What you should do
Can you transcribe every line exactly and leave the pictures behind?

Material to process
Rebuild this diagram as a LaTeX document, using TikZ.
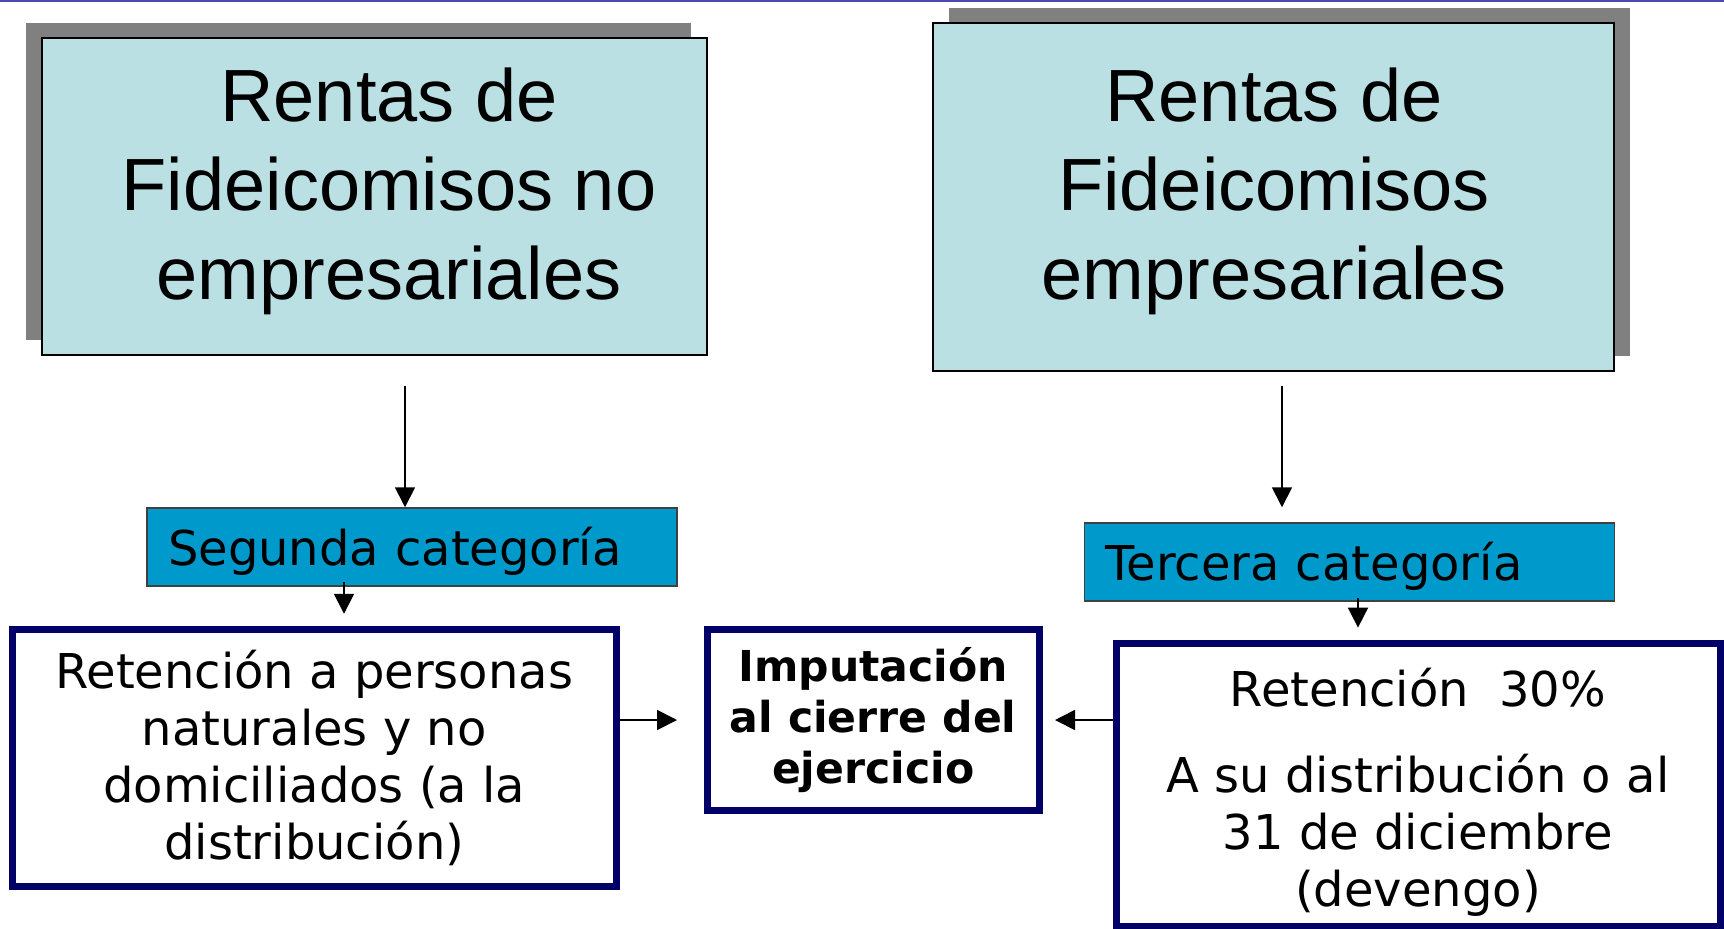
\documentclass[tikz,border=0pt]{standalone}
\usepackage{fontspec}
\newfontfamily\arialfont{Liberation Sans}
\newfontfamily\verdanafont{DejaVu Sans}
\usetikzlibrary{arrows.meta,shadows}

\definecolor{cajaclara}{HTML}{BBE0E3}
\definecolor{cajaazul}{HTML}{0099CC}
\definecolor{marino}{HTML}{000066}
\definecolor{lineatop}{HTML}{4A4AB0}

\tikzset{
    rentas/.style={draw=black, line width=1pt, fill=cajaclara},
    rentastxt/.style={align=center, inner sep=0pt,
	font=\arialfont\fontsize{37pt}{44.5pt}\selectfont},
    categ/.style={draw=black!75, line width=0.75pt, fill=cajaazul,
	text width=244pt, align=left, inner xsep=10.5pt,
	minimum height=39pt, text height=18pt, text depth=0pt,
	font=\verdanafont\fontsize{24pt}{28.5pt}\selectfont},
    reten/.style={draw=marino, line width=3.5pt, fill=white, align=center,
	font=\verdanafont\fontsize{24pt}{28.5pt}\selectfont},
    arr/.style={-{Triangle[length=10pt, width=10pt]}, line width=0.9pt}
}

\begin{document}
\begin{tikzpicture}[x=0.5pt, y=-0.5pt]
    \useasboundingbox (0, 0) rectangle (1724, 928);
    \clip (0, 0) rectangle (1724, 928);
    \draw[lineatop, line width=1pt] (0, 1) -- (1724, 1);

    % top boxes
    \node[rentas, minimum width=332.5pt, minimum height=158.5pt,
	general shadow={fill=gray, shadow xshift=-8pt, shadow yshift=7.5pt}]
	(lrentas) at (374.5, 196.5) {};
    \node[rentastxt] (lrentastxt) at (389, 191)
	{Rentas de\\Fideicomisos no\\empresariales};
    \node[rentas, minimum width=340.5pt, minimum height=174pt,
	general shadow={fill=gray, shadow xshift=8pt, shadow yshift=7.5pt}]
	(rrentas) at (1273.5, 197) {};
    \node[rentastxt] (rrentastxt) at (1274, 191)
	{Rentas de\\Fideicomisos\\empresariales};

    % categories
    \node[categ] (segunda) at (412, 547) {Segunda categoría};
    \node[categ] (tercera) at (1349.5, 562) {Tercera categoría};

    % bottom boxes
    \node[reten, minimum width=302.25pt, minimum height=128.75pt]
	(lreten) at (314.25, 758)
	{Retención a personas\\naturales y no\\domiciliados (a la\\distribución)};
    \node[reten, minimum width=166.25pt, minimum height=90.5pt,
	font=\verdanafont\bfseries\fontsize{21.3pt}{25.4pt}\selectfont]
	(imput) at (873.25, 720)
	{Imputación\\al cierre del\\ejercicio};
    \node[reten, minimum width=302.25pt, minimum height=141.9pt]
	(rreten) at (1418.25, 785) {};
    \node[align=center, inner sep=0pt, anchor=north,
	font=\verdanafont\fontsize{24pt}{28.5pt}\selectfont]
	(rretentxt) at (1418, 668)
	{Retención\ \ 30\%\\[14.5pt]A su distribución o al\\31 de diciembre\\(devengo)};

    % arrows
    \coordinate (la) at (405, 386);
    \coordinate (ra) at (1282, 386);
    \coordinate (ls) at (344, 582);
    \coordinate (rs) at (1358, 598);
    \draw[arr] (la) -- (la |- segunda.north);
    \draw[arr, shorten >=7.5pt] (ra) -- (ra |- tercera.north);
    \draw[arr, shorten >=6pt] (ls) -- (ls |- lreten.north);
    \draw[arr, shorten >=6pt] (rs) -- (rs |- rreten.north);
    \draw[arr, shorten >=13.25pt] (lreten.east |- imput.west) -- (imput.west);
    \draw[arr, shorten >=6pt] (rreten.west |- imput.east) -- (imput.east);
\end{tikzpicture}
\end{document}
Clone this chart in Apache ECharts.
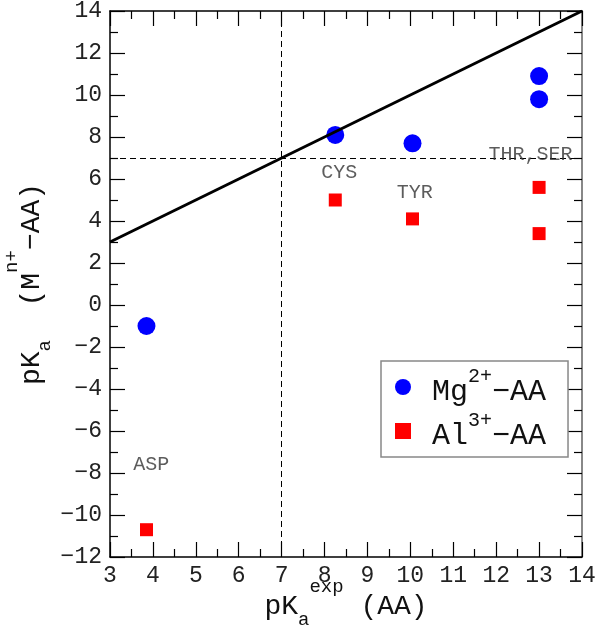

Response to this task
Rebuild this diagram as a LaTeX document, using TikZ.
\documentclass[tikz,border=0pt]{standalone}
\usepackage{fontspec}
\newfontfamily\arialfont{Liberation Sans}
\newfontfamily\verdanafont{DejaVu Sans}
\usetikzlibrary{arrows.meta,shadows}

\definecolor{cajaclara}{HTML}{BBE0E3}
\definecolor{cajaazul}{HTML}{0099CC}
\definecolor{marino}{HTML}{000066}
\definecolor{lineatop}{HTML}{4A4AB0}

\tikzset{
    rentas/.style={draw=black, line width=1pt, fill=cajaclara},
    rentastxt/.style={align=center, inner sep=0pt,
	font=\arialfont\fontsize{37pt}{44.5pt}\selectfont},
    categ/.style={draw=black!75, line width=0.75pt, fill=cajaazul,
	text width=244pt, align=left, inner xsep=10.5pt,
	minimum height=39pt, text height=18pt, text depth=0pt,
	font=\verdanafont\fontsize{24pt}{28.5pt}\selectfont},
    reten/.style={draw=marino, line width=3.5pt, fill=white, align=center,
	font=\verdanafont\fontsize{24pt}{28.5pt}\selectfont},
    arr/.style={-{Triangle[length=10pt, width=10pt]}, line width=0.9pt}
}

\begin{document}
\begin{tikzpicture}[x=0.5pt, y=-0.5pt]
    \useasboundingbox (0, 0) rectangle (1724, 928);
    \clip (0, 0) rectangle (1724, 928);
    \draw[lineatop, line width=1pt] (0, 1) -- (1724, 1);

    % top boxes
    \node[rentas, minimum width=332.5pt, minimum height=158.5pt,
	general shadow={fill=gray, shadow xshift=-8pt, shadow yshift=7.5pt}]
	(lrentas) at (374.5, 196.5) {};
    \node[rentastxt] (lrentastxt) at (389, 191)
	{Rentas de\\Fideicomisos no\\empresariales};
    \node[rentas, minimum width=340.5pt, minimum height=174pt,
	general shadow={fill=gray, shadow xshift=8pt, shadow yshift=7.5pt}]
	(rrentas) at (1273.5, 197) {};
    \node[rentastxt] (rrentastxt) at (1274, 191)
	{Rentas de\\Fideicomisos\\empresariales};

    % categories
    \node[categ] (segunda) at (412, 547) {Segunda categoría};
    \node[categ] (tercera) at (1349.5, 562) {Tercera categoría};

    % bottom boxes
    \node[reten, minimum width=302.25pt, minimum height=128.75pt]
	(lreten) at (314.25, 758)
	{Retención a personas\\naturales y no\\domiciliados (a la\\distribución)};
    \node[reten, minimum width=166.25pt, minimum height=90.5pt,
	font=\verdanafont\bfseries\fontsize{21.3pt}{25.4pt}\selectfont]
	(imput) at (873.25, 720)
	{Imputación\\al cierre del\\ejercicio};
    \node[reten, minimum width=302.25pt, minimum height=141.9pt]
	(rreten) at (1418.25, 785) {};
    \node[align=center, inner sep=0pt, anchor=north,
	font=\verdanafont\fontsize{24pt}{28.5pt}\selectfont]
	(rretentxt) at (1418, 668)
	{Retención\ \ 30\%\\[14.5pt]A su distribución o al\\31 de diciembre\\(devengo)};

    % arrows
    \coordinate (la) at (405, 386);
    \coordinate (ra) at (1282, 386);
    \coordinate (ls) at (344, 582);
    \coordinate (rs) at (1358, 598);
    \draw[arr] (la) -- (la |- segunda.north);
    \draw[arr, shorten >=7.5pt] (ra) -- (ra |- tercera.north);
    \draw[arr, shorten >=6pt] (ls) -- (ls |- lreten.north);
    \draw[arr, shorten >=6pt] (rs) -- (rs |- rreten.north);
    \draw[arr, shorten >=13.25pt] (lreten.east |- imput.west) -- (imput.west);
    \draw[arr, shorten >=6pt] (rreten.west |- imput.east) -- (imput.east);
\end{tikzpicture}
\end{document}
Clone this chart in Apache ECharts.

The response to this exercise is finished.